» **SET TASK**:
Skip all pictures, then copy the lines from the start of the data through the line with "from matplotlib.patches import Patch", keeping both ends.

------ DATA SHOWN ------

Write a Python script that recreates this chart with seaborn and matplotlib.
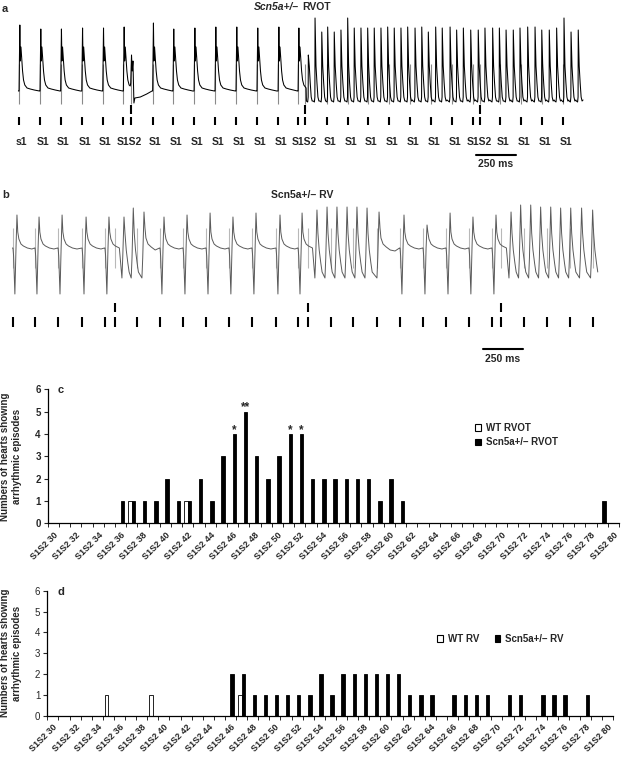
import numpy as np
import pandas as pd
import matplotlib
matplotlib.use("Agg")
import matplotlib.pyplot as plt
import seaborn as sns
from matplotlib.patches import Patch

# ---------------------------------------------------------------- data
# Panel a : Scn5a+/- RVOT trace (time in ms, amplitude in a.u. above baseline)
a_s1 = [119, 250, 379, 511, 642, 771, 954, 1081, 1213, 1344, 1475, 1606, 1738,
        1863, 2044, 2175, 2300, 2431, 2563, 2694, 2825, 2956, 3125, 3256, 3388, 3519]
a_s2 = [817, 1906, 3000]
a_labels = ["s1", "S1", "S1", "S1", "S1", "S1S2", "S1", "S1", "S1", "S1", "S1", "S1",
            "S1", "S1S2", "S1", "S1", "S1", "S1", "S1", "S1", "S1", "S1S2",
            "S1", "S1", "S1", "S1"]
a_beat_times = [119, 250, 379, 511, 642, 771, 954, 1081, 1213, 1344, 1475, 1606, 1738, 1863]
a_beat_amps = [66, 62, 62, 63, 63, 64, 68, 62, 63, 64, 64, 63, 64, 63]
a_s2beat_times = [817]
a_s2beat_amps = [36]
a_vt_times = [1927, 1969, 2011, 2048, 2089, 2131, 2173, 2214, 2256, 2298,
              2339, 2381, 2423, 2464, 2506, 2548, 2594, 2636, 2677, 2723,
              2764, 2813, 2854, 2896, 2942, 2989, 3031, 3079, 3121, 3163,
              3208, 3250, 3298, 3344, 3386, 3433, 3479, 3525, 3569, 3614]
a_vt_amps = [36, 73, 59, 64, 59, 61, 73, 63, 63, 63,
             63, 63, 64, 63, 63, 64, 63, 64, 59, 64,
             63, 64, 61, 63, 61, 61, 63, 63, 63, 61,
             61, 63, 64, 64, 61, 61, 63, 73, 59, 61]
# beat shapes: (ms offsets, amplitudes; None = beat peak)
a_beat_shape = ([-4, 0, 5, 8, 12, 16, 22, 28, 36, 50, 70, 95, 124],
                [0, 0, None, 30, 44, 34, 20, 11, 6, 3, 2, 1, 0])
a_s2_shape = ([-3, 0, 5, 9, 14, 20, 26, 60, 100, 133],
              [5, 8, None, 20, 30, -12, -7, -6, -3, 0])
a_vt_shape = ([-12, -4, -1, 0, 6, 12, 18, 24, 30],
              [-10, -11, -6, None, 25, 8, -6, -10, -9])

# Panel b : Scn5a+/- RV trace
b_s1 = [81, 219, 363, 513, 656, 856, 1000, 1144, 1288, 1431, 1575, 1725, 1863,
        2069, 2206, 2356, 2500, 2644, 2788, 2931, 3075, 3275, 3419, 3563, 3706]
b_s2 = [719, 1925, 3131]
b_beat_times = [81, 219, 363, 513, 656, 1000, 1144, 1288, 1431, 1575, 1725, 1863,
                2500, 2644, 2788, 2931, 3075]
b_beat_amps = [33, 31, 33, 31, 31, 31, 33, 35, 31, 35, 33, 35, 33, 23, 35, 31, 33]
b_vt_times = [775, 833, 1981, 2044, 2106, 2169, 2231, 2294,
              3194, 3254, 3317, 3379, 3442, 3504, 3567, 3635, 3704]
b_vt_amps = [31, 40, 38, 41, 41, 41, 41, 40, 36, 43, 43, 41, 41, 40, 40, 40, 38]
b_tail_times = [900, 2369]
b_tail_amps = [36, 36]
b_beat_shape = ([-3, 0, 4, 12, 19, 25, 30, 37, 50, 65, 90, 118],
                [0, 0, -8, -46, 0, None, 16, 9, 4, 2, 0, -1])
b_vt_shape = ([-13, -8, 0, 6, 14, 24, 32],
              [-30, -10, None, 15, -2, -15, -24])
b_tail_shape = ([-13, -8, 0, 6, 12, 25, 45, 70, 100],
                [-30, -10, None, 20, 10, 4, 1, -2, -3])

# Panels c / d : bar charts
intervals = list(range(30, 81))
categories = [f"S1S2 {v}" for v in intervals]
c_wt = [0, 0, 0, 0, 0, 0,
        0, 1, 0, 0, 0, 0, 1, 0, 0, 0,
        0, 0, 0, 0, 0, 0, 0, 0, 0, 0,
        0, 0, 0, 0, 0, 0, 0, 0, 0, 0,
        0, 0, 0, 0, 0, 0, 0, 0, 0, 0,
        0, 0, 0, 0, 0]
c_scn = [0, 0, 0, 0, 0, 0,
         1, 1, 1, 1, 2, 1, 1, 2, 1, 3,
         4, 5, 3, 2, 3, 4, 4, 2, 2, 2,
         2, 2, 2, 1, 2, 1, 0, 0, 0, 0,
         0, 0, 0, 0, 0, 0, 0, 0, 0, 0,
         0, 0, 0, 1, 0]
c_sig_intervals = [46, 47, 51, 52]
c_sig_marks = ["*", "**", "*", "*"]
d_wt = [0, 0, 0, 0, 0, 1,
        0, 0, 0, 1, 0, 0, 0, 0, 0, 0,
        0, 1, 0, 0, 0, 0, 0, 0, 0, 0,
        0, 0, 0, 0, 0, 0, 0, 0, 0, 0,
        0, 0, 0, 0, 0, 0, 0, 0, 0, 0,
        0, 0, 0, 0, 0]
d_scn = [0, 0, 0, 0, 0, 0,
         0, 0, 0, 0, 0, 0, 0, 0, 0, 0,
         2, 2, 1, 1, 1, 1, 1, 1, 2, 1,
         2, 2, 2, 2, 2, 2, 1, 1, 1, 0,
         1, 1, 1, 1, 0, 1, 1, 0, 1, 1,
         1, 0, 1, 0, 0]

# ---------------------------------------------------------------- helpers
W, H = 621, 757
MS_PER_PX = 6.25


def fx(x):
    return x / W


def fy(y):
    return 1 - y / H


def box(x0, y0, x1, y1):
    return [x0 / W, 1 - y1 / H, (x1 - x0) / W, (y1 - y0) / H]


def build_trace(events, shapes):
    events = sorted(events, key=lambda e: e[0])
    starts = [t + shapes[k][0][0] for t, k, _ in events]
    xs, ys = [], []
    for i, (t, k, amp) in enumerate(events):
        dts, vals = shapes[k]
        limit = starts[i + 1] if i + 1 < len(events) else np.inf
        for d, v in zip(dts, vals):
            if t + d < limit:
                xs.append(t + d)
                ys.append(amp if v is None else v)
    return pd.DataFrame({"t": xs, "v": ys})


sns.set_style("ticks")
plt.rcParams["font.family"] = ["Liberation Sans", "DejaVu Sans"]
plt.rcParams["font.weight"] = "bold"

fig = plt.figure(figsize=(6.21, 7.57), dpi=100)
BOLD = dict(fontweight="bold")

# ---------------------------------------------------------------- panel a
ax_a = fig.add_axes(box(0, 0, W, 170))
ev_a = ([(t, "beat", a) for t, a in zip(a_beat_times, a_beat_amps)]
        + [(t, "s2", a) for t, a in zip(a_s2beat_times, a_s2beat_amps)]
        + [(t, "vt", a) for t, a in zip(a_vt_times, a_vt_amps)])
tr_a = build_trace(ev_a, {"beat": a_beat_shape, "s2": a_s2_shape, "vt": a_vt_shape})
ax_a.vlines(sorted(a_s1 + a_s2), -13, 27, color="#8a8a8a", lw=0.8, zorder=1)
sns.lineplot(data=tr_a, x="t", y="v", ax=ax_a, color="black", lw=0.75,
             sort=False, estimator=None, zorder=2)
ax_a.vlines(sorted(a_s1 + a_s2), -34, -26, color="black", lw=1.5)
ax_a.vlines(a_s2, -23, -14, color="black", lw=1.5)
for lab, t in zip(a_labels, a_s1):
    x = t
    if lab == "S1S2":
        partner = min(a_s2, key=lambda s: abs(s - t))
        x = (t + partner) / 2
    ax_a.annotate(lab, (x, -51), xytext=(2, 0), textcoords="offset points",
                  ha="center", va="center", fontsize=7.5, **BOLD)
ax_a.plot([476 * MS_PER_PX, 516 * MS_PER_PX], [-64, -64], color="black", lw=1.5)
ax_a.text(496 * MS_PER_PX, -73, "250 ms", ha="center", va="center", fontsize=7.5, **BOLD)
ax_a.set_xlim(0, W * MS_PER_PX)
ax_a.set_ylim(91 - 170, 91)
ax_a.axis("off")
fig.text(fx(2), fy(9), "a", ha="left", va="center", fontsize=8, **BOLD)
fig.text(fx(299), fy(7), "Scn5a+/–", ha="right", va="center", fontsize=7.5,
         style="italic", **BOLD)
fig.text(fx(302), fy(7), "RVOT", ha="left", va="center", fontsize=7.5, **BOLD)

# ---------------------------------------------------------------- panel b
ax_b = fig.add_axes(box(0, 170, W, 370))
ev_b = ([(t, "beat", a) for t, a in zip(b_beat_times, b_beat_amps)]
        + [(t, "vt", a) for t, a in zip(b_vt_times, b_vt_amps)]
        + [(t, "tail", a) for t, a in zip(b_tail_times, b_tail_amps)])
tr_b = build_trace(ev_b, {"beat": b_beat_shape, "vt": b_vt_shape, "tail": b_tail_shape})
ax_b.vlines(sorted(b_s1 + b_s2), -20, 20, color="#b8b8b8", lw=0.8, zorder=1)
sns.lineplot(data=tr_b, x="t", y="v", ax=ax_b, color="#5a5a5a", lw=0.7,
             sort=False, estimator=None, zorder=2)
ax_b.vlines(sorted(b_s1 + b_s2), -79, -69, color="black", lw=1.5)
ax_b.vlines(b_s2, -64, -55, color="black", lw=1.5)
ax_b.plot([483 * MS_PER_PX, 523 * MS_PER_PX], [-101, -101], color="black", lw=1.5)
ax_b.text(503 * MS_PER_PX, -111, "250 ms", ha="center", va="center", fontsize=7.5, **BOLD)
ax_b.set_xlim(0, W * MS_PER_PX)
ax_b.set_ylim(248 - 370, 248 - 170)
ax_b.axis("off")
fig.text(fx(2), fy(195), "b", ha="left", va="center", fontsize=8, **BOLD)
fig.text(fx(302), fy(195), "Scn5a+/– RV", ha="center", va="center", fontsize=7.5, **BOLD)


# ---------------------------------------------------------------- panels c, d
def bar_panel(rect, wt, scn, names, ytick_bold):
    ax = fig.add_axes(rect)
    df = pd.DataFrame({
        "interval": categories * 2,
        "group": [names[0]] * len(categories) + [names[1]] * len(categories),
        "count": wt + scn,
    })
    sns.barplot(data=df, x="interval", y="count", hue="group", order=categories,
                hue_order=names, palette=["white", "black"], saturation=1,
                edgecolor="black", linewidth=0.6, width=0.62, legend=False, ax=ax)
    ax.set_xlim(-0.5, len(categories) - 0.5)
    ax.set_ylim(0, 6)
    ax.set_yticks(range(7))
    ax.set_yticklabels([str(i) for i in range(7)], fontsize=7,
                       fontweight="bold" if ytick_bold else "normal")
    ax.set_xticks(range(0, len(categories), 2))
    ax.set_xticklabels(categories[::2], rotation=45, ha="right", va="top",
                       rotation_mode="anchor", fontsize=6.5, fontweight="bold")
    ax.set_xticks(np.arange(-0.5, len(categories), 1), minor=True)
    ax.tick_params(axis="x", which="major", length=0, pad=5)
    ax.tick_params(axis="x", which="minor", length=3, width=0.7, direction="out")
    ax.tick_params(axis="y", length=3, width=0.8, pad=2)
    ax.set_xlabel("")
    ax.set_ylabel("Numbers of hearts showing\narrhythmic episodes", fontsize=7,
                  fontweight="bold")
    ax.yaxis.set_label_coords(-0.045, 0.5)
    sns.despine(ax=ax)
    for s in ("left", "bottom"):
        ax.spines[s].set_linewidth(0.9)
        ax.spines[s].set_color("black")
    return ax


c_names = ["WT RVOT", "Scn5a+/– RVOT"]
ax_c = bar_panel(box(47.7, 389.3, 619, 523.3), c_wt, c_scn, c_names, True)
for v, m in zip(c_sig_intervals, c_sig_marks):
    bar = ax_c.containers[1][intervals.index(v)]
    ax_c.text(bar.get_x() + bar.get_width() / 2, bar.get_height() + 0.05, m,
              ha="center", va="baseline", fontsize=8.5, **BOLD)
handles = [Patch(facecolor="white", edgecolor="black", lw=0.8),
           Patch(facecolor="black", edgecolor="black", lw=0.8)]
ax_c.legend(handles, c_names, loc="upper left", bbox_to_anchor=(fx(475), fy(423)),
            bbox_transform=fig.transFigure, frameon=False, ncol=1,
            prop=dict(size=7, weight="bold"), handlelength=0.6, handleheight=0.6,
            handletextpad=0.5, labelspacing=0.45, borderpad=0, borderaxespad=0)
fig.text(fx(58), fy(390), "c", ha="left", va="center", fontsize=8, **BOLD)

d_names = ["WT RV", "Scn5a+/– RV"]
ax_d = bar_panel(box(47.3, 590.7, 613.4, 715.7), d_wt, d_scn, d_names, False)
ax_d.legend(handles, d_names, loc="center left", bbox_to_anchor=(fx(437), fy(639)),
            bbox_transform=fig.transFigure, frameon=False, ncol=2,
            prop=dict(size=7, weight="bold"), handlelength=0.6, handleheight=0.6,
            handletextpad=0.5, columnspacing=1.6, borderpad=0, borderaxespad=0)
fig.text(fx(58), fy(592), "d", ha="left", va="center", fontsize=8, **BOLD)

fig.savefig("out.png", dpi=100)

------

» **THE OUTPUT**:
Write a Python script that recreates this chart with seaborn and matplotlib.
import numpy as np
import pandas as pd
import matplotlib
matplotlib.use("Agg")
import matplotlib.pyplot as plt
import seaborn as sns
from matplotlib.patches import Patch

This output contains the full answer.